(Charts and diagrams as code)
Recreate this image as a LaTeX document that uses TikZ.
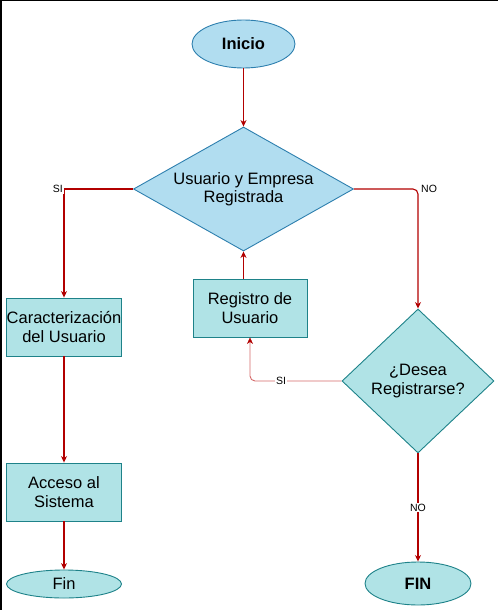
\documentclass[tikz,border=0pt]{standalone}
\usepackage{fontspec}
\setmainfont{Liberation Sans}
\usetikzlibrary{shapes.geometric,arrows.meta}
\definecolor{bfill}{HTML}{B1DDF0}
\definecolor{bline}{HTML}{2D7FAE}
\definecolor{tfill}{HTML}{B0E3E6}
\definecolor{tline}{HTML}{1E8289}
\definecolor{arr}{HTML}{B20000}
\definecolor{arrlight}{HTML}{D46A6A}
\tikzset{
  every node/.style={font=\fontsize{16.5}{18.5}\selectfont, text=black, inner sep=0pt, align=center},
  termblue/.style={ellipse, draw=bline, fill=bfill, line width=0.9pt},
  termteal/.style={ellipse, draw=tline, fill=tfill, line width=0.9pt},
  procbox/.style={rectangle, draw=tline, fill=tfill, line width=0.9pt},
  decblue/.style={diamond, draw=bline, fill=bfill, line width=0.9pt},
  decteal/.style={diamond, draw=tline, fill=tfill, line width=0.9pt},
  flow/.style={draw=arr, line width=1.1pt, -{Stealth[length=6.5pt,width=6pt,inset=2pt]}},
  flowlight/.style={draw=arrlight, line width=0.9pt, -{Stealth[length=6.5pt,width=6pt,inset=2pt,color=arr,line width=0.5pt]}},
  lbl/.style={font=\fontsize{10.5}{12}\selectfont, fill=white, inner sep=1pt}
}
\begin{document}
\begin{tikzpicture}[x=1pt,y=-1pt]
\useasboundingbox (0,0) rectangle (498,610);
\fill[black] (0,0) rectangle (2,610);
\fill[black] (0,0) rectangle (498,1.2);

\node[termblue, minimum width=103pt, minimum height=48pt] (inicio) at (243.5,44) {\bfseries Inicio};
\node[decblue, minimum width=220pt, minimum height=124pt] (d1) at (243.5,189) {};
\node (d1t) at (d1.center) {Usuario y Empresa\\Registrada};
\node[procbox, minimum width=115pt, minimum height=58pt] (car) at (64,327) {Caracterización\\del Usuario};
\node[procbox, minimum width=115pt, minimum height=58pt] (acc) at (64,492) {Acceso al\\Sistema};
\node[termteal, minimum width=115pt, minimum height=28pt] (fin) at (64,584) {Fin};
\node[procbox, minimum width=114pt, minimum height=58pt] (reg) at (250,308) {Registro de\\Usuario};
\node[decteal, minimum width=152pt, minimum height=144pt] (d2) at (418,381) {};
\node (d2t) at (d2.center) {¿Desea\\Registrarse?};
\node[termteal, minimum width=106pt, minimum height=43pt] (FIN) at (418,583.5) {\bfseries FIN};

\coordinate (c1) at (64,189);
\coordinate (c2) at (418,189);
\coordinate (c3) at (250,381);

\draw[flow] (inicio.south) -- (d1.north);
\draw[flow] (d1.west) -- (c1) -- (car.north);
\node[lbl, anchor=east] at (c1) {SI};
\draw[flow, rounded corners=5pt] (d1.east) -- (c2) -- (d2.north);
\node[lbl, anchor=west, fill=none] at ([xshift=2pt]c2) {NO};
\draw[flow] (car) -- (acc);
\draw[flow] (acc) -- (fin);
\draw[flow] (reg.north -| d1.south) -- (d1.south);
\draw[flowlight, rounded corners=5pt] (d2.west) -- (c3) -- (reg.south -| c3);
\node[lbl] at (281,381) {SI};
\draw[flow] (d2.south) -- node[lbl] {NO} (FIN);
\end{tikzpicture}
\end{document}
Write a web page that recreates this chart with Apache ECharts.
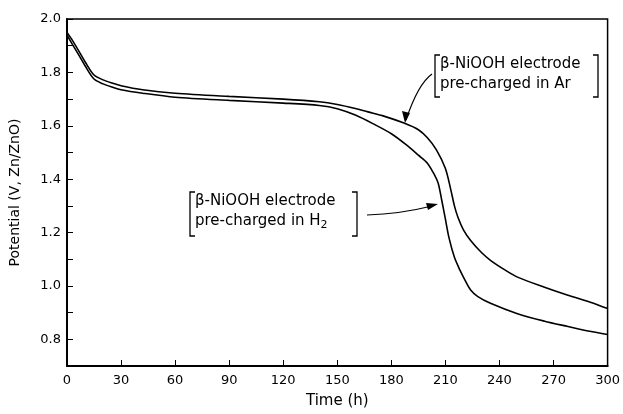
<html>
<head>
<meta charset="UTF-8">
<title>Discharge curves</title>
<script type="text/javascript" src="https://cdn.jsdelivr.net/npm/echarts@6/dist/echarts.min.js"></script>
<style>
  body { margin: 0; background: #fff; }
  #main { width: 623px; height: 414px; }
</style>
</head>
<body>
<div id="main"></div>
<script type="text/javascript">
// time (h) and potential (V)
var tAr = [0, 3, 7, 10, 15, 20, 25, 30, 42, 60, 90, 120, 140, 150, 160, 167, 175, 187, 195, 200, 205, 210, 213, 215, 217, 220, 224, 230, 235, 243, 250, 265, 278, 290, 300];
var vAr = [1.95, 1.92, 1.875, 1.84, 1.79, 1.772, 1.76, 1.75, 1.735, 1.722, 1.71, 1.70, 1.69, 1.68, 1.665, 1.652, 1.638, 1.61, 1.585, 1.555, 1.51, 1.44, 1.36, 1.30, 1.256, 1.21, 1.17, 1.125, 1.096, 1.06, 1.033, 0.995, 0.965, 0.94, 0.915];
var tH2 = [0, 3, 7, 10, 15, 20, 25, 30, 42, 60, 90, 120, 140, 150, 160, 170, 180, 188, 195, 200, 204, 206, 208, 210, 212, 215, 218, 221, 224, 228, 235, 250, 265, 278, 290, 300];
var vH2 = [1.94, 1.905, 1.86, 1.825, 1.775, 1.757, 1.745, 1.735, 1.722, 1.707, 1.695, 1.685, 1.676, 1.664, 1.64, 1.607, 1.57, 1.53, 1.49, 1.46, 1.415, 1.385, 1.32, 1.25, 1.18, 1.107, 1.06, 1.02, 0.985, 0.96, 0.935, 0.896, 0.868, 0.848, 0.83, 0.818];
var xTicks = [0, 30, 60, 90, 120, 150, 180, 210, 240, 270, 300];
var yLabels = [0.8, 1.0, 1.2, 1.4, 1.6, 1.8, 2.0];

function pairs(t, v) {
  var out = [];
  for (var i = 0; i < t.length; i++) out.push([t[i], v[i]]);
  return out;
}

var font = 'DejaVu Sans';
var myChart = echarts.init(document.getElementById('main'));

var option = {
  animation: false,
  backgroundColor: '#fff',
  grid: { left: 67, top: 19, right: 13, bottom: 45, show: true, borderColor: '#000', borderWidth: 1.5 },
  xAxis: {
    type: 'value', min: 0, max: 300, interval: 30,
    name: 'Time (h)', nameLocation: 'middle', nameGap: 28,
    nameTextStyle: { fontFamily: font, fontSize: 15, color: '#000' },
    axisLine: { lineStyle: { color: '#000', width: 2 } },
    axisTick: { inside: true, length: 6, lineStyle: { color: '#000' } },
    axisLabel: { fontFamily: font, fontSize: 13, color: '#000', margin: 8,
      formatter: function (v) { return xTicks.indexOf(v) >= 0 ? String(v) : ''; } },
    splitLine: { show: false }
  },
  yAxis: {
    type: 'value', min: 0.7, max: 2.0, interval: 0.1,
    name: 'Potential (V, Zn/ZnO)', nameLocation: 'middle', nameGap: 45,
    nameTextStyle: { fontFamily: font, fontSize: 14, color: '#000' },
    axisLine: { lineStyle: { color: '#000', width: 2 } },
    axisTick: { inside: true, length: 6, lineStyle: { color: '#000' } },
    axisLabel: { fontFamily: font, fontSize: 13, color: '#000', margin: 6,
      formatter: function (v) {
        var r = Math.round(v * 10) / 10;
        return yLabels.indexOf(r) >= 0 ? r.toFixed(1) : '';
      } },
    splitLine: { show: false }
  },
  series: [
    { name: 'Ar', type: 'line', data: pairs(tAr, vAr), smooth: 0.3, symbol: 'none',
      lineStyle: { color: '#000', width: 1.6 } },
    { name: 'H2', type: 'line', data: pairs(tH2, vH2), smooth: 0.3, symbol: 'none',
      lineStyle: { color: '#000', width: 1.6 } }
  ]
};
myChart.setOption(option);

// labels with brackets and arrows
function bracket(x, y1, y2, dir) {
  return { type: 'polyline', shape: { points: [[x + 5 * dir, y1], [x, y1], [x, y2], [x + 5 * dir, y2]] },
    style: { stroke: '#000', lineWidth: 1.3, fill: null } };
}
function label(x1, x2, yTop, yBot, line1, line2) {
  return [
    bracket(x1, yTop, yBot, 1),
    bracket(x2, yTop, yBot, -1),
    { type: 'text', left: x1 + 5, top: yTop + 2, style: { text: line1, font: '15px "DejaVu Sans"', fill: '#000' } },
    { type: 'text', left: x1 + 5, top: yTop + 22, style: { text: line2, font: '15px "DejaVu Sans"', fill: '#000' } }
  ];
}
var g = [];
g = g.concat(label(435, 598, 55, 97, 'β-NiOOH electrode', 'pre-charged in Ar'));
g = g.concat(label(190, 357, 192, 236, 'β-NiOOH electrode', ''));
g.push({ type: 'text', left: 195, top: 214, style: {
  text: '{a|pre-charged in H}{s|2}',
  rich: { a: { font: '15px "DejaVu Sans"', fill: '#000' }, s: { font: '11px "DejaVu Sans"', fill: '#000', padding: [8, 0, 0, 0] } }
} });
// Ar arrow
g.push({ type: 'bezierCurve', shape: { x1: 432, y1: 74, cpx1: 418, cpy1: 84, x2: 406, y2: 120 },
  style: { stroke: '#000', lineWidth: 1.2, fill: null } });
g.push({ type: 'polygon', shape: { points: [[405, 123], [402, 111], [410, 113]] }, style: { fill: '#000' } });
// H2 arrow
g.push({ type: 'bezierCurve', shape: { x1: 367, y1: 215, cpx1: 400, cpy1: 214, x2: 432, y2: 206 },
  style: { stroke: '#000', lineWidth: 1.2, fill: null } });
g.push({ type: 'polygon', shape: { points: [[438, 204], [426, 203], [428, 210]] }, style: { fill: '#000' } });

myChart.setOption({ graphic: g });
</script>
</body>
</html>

- **Exercise**: Which lines of the data include "with"? Copy each of them.

- **Worked answer**:
Write a web page that recreates this chart with Apache ECharts.
// labels with brackets and arrows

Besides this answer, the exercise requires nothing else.